Ships travel long distances at sea where the air is usually humid and can also change climates such as moving from a warm tropical zone to a cold winter zone. These changes can lead to cargo sweat especially when the cargo contains hygroscopic material. Even though hygroscopic products are more in danger, the non-hygroscopic ones such as steel; or products that are packed in hygroscopic material such as wood or paper can also be harmed when exposed to excess moisture.

 

A) WHAT IS CARGO AND SHIP’S SWEAT?

Vessels that carry hygroscopic products, such as sugar, cotton, coffee, cocoa etc have a natural moisture inside them. When excessive moisture occurs, this can lead to cargo damage resulting in mildew or rot. Cargo sweat happens when warm, moist air penetrates into a hold and condenses on the exposed surfaces of colder cargo.

There is also another term called ship’s sweat. This is the condensation of the moist, warm air inside a hold on the vessel’s structure when the vessel moves to colder climates. This can again cause damage to the cargo as overhead drips might develop and condensed water comes in contact with the ship’s side or bottom of the hold where the cargo is located.

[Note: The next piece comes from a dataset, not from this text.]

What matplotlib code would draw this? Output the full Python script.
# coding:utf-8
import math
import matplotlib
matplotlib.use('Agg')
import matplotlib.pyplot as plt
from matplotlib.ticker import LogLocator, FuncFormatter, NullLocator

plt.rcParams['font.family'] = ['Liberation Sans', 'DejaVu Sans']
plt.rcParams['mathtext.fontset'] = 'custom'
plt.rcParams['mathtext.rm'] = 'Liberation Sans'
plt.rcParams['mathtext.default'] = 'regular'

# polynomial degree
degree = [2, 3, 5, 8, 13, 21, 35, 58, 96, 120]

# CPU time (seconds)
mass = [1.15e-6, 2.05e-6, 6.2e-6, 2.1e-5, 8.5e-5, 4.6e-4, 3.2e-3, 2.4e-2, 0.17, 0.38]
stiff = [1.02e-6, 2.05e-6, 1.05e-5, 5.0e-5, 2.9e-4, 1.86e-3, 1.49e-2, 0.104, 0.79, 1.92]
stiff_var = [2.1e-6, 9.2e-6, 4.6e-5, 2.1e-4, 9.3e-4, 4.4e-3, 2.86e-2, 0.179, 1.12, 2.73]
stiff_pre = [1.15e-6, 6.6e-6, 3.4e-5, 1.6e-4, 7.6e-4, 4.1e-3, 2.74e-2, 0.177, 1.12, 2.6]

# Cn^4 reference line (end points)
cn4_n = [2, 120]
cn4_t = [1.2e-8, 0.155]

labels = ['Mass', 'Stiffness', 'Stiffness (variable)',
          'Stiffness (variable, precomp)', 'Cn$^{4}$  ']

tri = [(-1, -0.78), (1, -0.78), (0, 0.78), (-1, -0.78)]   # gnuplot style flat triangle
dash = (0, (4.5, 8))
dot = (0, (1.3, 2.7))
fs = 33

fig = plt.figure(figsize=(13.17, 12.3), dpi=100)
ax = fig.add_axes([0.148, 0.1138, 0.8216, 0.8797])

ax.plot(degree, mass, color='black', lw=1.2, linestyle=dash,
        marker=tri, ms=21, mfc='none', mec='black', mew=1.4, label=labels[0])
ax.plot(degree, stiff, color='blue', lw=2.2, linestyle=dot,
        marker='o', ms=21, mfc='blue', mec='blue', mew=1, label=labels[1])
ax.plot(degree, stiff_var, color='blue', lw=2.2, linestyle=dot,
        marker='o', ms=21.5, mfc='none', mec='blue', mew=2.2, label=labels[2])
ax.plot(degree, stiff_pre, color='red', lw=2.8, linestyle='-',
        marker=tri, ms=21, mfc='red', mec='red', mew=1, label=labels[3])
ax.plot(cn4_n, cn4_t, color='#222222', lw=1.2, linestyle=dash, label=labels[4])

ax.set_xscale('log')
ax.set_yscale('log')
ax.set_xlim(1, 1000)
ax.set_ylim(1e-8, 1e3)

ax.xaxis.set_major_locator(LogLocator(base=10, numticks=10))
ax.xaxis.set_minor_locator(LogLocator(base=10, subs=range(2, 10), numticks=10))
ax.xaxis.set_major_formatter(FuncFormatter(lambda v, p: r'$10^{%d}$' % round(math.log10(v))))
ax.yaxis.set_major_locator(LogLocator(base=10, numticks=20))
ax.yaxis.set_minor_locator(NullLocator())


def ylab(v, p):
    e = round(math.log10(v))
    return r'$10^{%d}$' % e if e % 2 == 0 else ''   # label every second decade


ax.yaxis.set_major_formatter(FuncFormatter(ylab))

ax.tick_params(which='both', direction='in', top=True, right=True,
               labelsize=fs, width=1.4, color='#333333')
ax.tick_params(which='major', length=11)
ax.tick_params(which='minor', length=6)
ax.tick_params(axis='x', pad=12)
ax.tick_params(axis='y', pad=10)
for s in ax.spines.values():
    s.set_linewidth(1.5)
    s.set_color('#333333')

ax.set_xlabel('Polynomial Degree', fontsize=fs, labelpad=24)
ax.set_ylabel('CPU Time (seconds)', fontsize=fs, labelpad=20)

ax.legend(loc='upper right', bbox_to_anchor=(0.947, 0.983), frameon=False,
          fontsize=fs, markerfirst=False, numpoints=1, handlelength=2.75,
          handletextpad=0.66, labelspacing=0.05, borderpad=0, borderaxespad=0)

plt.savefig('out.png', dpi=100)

The damaged cargo can be rejected from the receivers at the end of the passage leading to cargo claims due to ‘moisture damage’.

 

Cargo sweat

Ship’s sweat

 

B) RELATIVE HUMIDITY, DEW POINT TEMPERATURE AND VENTILATION

 As mentioned earlier, as the air temperature rises so does the amount of water vapor the air can hold. As a result relative humidity decreases. When temperature decreases, the amount of water vapor decreases so the potential for condensing the water from gas to liquid form increases. The condensation is greater when temperature falls from very high to very low values.

In general, the air always contains some amount of moisture and it is never totally dry. On the other hand, air is rarely saturated except long periods of rain or fog. So the amount of water that air can hold depends on the prevailing conditions. Air temperature at the deck will generally have a relative humidity of 80% or more when the ship is over the open ocean.

 

Dew Point temperature is also an important element, apart from relative humidity, when considering levels of moisture at a vessel.

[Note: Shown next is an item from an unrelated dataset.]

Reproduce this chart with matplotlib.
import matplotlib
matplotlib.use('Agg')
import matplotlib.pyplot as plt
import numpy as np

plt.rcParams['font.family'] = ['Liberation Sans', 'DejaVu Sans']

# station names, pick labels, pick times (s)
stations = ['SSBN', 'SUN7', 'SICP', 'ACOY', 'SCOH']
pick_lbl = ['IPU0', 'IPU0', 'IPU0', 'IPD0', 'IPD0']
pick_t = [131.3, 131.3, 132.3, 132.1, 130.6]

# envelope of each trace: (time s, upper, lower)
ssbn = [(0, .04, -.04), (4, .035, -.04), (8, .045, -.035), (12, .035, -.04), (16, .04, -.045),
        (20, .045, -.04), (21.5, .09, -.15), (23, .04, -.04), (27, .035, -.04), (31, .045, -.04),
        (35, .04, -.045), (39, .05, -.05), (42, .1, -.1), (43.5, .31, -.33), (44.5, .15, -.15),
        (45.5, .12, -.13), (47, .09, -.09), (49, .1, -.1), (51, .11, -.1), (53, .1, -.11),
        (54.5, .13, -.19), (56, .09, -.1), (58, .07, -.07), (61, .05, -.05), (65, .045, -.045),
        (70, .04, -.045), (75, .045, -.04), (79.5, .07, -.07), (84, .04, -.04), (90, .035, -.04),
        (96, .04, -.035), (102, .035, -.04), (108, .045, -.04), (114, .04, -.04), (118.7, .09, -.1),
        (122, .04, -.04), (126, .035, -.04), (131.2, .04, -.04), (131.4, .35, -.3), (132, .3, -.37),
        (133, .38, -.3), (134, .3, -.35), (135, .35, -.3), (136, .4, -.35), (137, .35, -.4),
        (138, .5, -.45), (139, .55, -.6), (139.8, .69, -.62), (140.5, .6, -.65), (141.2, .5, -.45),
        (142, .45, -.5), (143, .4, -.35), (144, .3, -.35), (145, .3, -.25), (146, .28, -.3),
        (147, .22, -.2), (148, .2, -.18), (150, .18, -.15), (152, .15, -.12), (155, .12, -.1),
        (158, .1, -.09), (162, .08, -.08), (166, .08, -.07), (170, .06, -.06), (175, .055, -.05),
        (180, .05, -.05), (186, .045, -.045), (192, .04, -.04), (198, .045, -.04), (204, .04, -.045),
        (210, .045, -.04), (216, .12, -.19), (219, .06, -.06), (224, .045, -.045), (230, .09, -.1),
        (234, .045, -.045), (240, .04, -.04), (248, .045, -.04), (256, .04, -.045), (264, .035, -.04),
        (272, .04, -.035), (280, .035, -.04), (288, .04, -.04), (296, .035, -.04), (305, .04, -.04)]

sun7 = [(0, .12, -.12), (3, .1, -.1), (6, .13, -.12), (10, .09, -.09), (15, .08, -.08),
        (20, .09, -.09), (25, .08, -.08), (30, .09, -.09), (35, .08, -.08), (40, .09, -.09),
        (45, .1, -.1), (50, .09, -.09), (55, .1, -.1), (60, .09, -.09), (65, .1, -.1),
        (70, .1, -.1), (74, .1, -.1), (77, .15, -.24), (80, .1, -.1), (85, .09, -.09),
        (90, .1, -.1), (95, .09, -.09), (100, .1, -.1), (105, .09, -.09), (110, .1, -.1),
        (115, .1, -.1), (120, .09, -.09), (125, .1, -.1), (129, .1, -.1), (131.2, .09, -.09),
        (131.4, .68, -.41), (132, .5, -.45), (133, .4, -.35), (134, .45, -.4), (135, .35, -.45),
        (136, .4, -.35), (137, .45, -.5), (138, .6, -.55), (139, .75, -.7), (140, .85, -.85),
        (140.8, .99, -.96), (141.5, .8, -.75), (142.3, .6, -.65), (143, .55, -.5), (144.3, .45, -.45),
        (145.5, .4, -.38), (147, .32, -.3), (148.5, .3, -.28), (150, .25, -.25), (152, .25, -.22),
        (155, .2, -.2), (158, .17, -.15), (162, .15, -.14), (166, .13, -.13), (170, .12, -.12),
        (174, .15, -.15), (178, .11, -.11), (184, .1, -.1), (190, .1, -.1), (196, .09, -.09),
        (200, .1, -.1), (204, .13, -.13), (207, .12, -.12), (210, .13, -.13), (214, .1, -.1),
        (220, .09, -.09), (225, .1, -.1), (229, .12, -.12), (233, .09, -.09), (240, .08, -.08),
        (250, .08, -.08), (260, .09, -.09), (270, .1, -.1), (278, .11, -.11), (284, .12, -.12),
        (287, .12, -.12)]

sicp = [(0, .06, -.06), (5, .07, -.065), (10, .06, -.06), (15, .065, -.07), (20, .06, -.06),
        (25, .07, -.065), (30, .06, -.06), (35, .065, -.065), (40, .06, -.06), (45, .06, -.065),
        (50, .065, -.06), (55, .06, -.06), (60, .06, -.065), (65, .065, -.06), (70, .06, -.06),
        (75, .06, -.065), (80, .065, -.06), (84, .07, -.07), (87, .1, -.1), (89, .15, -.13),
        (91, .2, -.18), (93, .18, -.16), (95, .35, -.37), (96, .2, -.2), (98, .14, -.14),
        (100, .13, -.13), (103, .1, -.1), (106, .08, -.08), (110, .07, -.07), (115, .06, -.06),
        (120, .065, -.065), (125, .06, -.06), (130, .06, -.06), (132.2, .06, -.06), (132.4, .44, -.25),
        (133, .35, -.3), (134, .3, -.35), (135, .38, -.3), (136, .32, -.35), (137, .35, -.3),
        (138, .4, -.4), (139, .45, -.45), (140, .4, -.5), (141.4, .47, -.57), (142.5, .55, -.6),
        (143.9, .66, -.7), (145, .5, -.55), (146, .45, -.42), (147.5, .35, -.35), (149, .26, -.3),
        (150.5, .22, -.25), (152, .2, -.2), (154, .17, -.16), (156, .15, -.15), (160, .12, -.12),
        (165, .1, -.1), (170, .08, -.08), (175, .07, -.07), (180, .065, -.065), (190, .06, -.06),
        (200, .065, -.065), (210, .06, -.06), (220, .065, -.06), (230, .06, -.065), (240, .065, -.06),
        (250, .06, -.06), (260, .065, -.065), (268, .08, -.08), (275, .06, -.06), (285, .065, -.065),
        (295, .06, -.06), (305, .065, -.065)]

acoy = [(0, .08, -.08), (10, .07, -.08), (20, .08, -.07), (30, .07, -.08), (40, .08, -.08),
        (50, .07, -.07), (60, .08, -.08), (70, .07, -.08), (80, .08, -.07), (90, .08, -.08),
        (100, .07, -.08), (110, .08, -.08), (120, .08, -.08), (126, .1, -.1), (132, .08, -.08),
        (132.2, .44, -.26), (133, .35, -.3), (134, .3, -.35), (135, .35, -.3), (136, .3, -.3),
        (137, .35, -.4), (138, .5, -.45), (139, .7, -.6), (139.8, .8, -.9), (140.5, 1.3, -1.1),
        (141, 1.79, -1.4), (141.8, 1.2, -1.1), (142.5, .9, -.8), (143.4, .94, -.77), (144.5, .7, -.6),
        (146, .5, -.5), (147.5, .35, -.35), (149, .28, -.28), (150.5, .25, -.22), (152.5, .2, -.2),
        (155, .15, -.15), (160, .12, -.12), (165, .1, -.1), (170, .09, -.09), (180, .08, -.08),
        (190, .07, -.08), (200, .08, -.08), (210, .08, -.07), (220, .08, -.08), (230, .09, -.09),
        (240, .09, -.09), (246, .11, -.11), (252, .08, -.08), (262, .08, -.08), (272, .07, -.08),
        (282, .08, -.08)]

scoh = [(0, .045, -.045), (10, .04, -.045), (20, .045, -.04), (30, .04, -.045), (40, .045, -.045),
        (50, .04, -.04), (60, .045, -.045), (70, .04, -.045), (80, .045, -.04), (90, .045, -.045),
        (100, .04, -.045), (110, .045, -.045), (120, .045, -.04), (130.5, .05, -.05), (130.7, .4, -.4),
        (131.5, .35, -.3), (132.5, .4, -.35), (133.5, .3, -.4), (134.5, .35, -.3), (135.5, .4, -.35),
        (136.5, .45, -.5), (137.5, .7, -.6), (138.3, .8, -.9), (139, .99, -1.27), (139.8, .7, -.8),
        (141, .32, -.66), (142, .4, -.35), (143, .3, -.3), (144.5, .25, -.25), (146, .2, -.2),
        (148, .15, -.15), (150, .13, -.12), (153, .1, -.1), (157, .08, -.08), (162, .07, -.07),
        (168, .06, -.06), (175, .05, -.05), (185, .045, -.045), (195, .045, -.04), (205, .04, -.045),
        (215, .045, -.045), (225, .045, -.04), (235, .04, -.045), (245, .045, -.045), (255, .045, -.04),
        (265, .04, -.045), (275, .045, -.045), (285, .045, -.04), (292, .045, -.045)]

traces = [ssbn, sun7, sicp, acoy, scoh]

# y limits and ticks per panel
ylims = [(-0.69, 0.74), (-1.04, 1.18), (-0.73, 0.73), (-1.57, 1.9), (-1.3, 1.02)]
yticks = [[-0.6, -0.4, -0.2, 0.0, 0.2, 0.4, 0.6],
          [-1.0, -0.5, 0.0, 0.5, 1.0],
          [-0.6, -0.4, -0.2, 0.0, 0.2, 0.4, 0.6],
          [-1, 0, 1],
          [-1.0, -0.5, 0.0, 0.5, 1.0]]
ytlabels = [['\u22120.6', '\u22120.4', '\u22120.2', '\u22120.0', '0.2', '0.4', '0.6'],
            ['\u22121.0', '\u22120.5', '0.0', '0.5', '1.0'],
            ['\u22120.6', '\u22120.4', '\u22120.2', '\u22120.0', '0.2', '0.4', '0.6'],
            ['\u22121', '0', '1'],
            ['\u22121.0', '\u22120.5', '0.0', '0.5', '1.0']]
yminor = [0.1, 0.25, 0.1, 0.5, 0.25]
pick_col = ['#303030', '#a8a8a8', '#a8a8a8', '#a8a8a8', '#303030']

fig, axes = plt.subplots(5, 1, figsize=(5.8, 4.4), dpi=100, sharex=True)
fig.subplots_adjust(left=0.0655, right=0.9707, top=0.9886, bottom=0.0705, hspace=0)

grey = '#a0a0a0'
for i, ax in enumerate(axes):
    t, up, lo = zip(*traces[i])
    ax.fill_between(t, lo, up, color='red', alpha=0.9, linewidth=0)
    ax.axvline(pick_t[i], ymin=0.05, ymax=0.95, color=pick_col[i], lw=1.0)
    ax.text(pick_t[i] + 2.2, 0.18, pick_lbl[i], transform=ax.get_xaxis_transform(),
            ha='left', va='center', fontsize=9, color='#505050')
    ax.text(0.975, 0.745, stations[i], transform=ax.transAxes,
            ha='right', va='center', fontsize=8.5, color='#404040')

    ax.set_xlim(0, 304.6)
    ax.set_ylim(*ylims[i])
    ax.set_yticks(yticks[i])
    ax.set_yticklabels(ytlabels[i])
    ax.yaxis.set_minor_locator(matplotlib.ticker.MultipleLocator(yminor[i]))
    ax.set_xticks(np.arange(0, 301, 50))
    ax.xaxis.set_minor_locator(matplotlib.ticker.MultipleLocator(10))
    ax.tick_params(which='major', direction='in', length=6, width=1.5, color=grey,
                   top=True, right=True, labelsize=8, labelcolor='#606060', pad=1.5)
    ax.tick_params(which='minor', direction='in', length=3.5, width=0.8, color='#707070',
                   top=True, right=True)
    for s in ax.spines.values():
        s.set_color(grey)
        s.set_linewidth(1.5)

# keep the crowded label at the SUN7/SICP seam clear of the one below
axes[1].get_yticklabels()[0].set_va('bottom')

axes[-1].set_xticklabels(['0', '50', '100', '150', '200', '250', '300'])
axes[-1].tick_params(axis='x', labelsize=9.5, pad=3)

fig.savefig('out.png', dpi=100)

When it comes to the decision to ventilate, dew point temperatures should be measured and compared. These are the dew point of the air and the dew point of the air inside the hold. The air dew point can be measured with wet and dry bulb thermometers while the dew point of the air in the hold with a ‘whirling psychrometer’.

 

But WHEN SHOULD VENTILATION TAKE PLACE?

                                         

 

Now that we have the measurements we need to check:

  • The dew point rule :

VENTILATE if the dewpoint inside the hold is higher than the air dewpoint outside the hold.

DO NOT VENTILATE if the dewpoint inside the hold is lower than the air dewpoint outside the hold.

 

  • The three degree rule :

Sometimes the accuracy of the dew point temperature inside the hold is ambiguous. In such cases we can compare the average temperature of the cargo at the time of loading with the outside air temperature.

 

IF the dry bulb temperature of the air is at least 3 degrees cooler (>=3o) than the cargo temperature then VENTILATE

DO NOT VENTILATE if the dry bulb temperature of the air is less than 3 degrees cooler (<3o) than the cargo temperature.

 

It’s also important to note that if the vessel travels from hot climates to cold climates then the cargo that contains hygroscopic products needs ventilation while on the other hand not.

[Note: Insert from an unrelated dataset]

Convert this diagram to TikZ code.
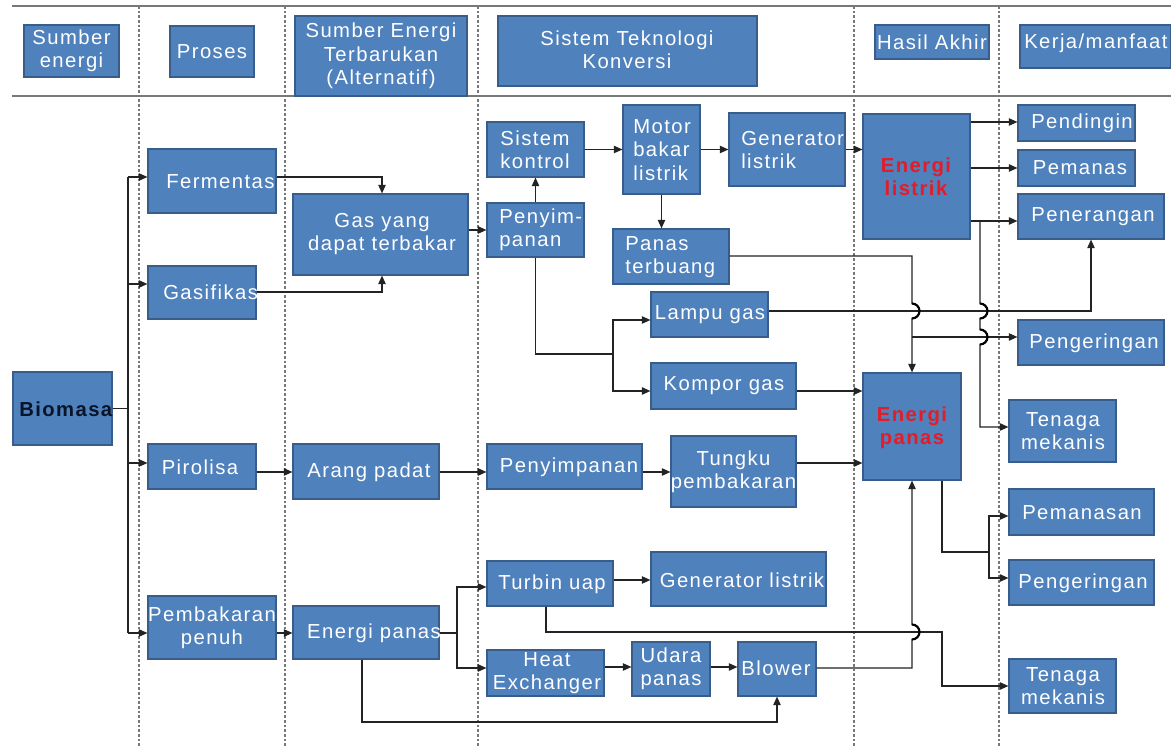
\documentclass[tikz,border=0pt]{standalone}
\usepackage{fontspec}
\setmainfont{Liberation Sans}[LetterSpace=7]
\usetikzlibrary{arrows.meta}
\definecolor{boxfill}{RGB}{79,129,189}
\definecolor{boxdraw}{RGB}{56,93,138}
\definecolor{linec}{RGB}{35,35,35}
\definecolor{sepc}{RGB}{120,120,120}
\definecolor{redt}{RGB}{226,28,40}
\definecolor{navy}{RGB}{10,20,40}
\newcommand{\bx}[5]{\node[box, minimum width={(#4-#2)*0.75pt}, minimum height={(#5-#3)*0.75pt}] (#1) at ({(#2+#4)/2},{(#3+#5)/2}) {};}
\begin{document}
\begin{tikzpicture}[x=0.75pt,y=-0.75pt,
 box/.style={draw=boxdraw, fill=boxfill, line width=0.8pt, inner sep=0pt},
 txt/.style={text=white, align=center, inner sep=0pt, font=\fontsize{15.2}{17.5}\selectfont},
 hot/.style={txt, text=redt, font=\fontsize{15.2}{17.5}\selectfont\bfseries},
 ln/.style={draw=linec, line width=1.1pt},
 arr/.style={ln, -{Triangle[length=6.5pt,width=5.5pt]}},
 hopc/.style={draw=black, line width=1.6pt},
 sep/.style={draw=sepc, line width=0.8pt, dash pattern=on 2pt off 1.5pt},
 rule/.style={draw=sepc, line width=1.2pt}]
\useasboundingbox (0,0) rectangle (1171,748);
\fill[white] (0,0) rectangle (1171,748);
% separators and rules
\foreach \x in {139,285,478,854,999} \draw[sep] (\x,6) -- (\x,748);
\draw[rule] (12,6) -- (1171,6);
\draw[rule] (12,96) -- (1171,96);
% header boxes
\bx{h1}{24}{25}{119}{77}
\bx{h2}{170}{26}{254}{77}
\bx{h3}{295}{16}{467}{96}
\bx{h4}{498}{16}{757}{86}
\bx{h5}{875}{25}{989}{59}
\bx{h6}{1020}{25}{1171}{68}
\node[txt] (h1t) at (71.5,51) {Sumber\\energi};
\node[txt] (h2t) at (212,51.5) {Proses};
\node[txt] (h3t) at (381,56) {Sumber Energi\\Terbarukan\\(Alternatif)};
\node[txt] (h4t) at (627,50) {Sistem Teknologi\\Konversi};
\node[txt] (h5t) at (932,42) {Hasil Akhir};
\node[txt, anchor=west] (h6t) at (1024,43) {Kerja/manfaat};
% body boxes
\bx{bio}{13}{372}{112}{445}
\bx{ferm}{148}{149}{276}{213}
\bx{gasi}{148}{266}{256}{319}
\bx{piro}{148}{444}{256}{489}
\bx{pemb}{148}{596}{276}{659}
\bx{gas}{293}{194}{468}{275}
\bx{arang}{293}{444}{439}{499}
\bx{enp1}{293}{606}{439}{659}
\bx{sisk}{487}{122}{584}{177}
\bx{motor}{623}{105}{700}{194}
\bx{gen1}{729}{113}{845}{186}
\bx{peny1}{487}{203}{584}{257}
\bx{panas}{613}{229}{729}{284}
\bx{lampu}{651}{292}{768}{337}
\bx{kompor}{651}{363}{796}{409}
\bx{peny2}{487}{444}{642}{489}
\bx{tungku}{671}{436}{796}{507}
\bx{turbin}{487}{561}{613}{606}
\bx{gen2}{651}{552}{826}{606}
\bx{hx}{487}{650}{604}{696}
\bx{udara}{632}{642}{710}{696}
\bx{blower}{738}{642}{816}{696}
\bx{el}{863}{114}{970}{239}
\bx{ep}{863}{373}{961}{480}
\bx{pend}{1018}{105}{1135}{141}
\bx{pemanas}{1018}{150}{1135}{186}
\bx{pener}{1018}{194}{1164}{239}
\bx{peng1}{1018}{320}{1164}{365}
\bx{ten1}{1009}{400}{1116}{462}
\bx{pemsan}{1009}{489}{1154}{535}
\bx{peng2}{1009}{560}{1154}{605}
\bx{ten2}{1009}{659}{1116}{713}
% body texts
\node[txt, text=navy, font=\fontsize{15.2}{17.5}\selectfont\bfseries, anchor=west] (biot) at (19,409) {Biomasa};
\node[txt, anchor=west] (fermt) at (166,181) {Fermentasi};
\node[txt, anchor=west] (gasit) at (163,292) {Gasifikasi};
\node[txt] (pirot) at (200,467) {Pirolisa};
\node[txt] (pembt) at (212,628) {Pembakaran\\penuh};
\node[txt] (gast) at (382,234) {Gas yang\\dapat terbakar};
\node[txt] (arangt) at (369,472) {Arang padat};
\node[txt] (enp1t) at (374,633) {Energi panas};
\node[txt] (siskt) at (535,150) {Sistem\\kontrol};
\node[txt, align=left, anchor=west] (motort) at (633,150) {Motor\\bakar\\listrik};
\node[txt, align=left, anchor=west] (gen1t) at (741,150) {Generator\\listrik};
\node[txt, align=left, anchor=west] (peny1t) at (499,230) {Penyim-\\panan};
\node[txt, align=left, anchor=west] (panast) at (625,257) {Panas\\terbuang};
\node[txt] (lamput) at (710,315) {Lampu gas};
\node[txt] (komport) at (724,386) {Kompor gas};
\node[txt] (peny2t) at (569,467) {Penyimpanan};
\node[txt] (tungkut) at (733.5,472) {Tungku\\pembakaran};
\node[txt] (turbint) at (552,584) {Turbin uap};
\node[txt] (gen2t) at (742,580) {Generator listrik};
\node[txt] (hxt) at (547,673) {Heat\\Exchanger};
\node[txt] (udarat) at (671,669) {Udara\\panas};
\node[txt] (blowert) at (776,668) {Blower};
\node[hot] (elt) at (916,177) {Energi\\listrik};
\node[hot] (ept) at (912,428) {Energi\\panas};
\node[txt] (pendt) at (1082,123) {Pendingin};
\node[txt] (pemanast) at (1080,168) {Pemanas};
\node[txt] (penert) at (1093,217) {Penerangan};
\node[txt] (peng1t) at (1094,343) {Pengeringan};
\node[txt] (ten1t) at (1063,431) {Tenaga\\mekanis};
\node[txt] (pemsant) at (1082,513) {Pemanasan};
\node[txt] (peng2t) at (1083,583) {Pengeringan};
\node[txt] (ten2t) at (1063,686) {Tenaga\\mekanis};
% junctions
\coordinate (tt) at (128,177);
\coordinate (tb) at (128,633);
\coordinate (j1) at (912,337);
\coordinate (j2) at (980,221);
\coordinate (j3) at (613,354);
\coordinate (j4) at (457,633);
\coordinate (j5) at (989,552);
% connectors: left part
\draw[ln] (bio.east) -- (bio.east -| tt);
\draw[ln] (tt) -- (tb);
\draw[arr] (tt) -- (tt -| ferm.west);
\draw[arr] (tt |- 0,284) -- (gasi.west |- 0,284);
\draw[arr] (tt |- 0,463) -- (piro.west |- 0,463);
\draw[arr] (tb) -- (tb -| pemb.west);
\draw[arr] (ferm.east |- 0,177) -| (gas.north -| 382,0);
\draw[arr] (gasi.east |- 0,292) -| (gas.south -| 382,0);
\draw[arr] (piro.east |- 0,472) -- (arang.west |- 0,472);
\draw[arr] (arang.east |- 0,472) -- (peny2.west |- 0,472);
\draw[arr] (peny2.east |- 0,472) -- (tungku.west |- 0,472);
\draw[arr] (tungku.east |- 0,463) -- (ep.west |- 0,463);
\draw[arr] (pemb.east |- 0,633) -- (enp1.west |- 0,633);
% upper conversion
\draw[arr] (gas.east |- peny1.west) -- (peny1.west);
\draw[arr] (peny1.north) -- (sisk.south);
\draw[arr] (sisk.east) -- (sisk.east -| motor.west);
\draw[arr] (motor.east) -- (motor.east -| gen1.west);
\draw[arr] (gen1.east) -- (gen1.east -| el.west);
\draw[arr] (motor.south) -- (motor.south |- panas.north);
\draw[ln] (peny1.south) |- (j3);
\draw[arr] (j3) |- (lampu.west |- 0,320);
\draw[arr] (j3) |- (kompor.west |- 0,391);
\draw[arr] (kompor.east |- 0,391) -- (ep.west |- 0,391);
\draw[arr] (lampu.east |- 0,311) -| (pener.south);
\draw[arr] (panas.east |- 0,256) -| (912,303.5) arc[start angle=-90,end angle=90,radius=7.5] -- (ep.north -| j1);
\draw[arr] (j1) -- (peng1.west |- j1);
% energi listrik outputs
\draw[arr] (el.east |- 0,122) -- (pend.west |- 0,122);
\draw[arr] (el.east |- 0,168) -- (pemanas.west |- 0,168);
\draw[arr] (el.east |- j2) -- (pener.west |- j2);
\draw[arr] (j2) -- (980,303.5) arc[start angle=-90,end angle=90,radius=7.5] -- (980,329.5) arc[start angle=-90,end angle=90,radius=7.5] -- (980,427) -- (ten1.west |- 0,427);
% lower part
\draw[ln] (enp1.east |- j4) -- (j4);
\draw[arr] (j4) |- (turbin.west |- 0,587);
\draw[arr] (j4) |- (hx.west |- 0,668);
\draw[arr] (turbin.east |- 0,580) -- (gen2.west |- 0,580);
\draw[arr] (hx.east |- 0,667) -- (udara.west |- 0,667);
\draw[arr] (udara.east |- 0,667) -- (blower.west |- 0,667);
\draw[arr] (blower.east |- 0,668) -| (912,639.5) arc[start angle=90,end angle=-90,radius=7.5] -- (ep.south -| j1);
\draw[arr] (turbin.south -| 546,0) |- (942,632) -- (942,686) -- (ten2.west |- 0,686);
\draw[arr] (enp1.south -| 362,0) |- (blower.south |- 0,722) -- (blower.south);
\draw[ln] (ep.south -| 942,0) |- (j5);
\draw[arr] (j5) |- (pemsan.west |- 0,516);
\draw[arr] (j5) |- (peng2.west |- 0,578);
% line hops drawn bold
\draw[hopc] (912,303.5) arc[start angle=-90,end angle=90,radius=7.5];
\draw[hopc] (980,303.5) arc[start angle=-90,end angle=90,radius=7.5];
\draw[hopc] (980,329.5) arc[start angle=-90,end angle=90,radius=7.5];
\draw[hopc] (912,624.5) arc[start angle=-90,end angle=90,radius=7.5];
\end{tikzpicture}
\end{document}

HOWEVER, in heavy weather situations, when rain and sea spray can spread into the vessel, precaution measures should be taken in order to avoid rain and spray entering the hold where the cargo is kept. In such circumstances, ventilation should be suspended until weather improves.

 

Last but not least, it’s important not to forget the ventilation during the night when air temperatures are lower so ship sweat is more likely than during the day.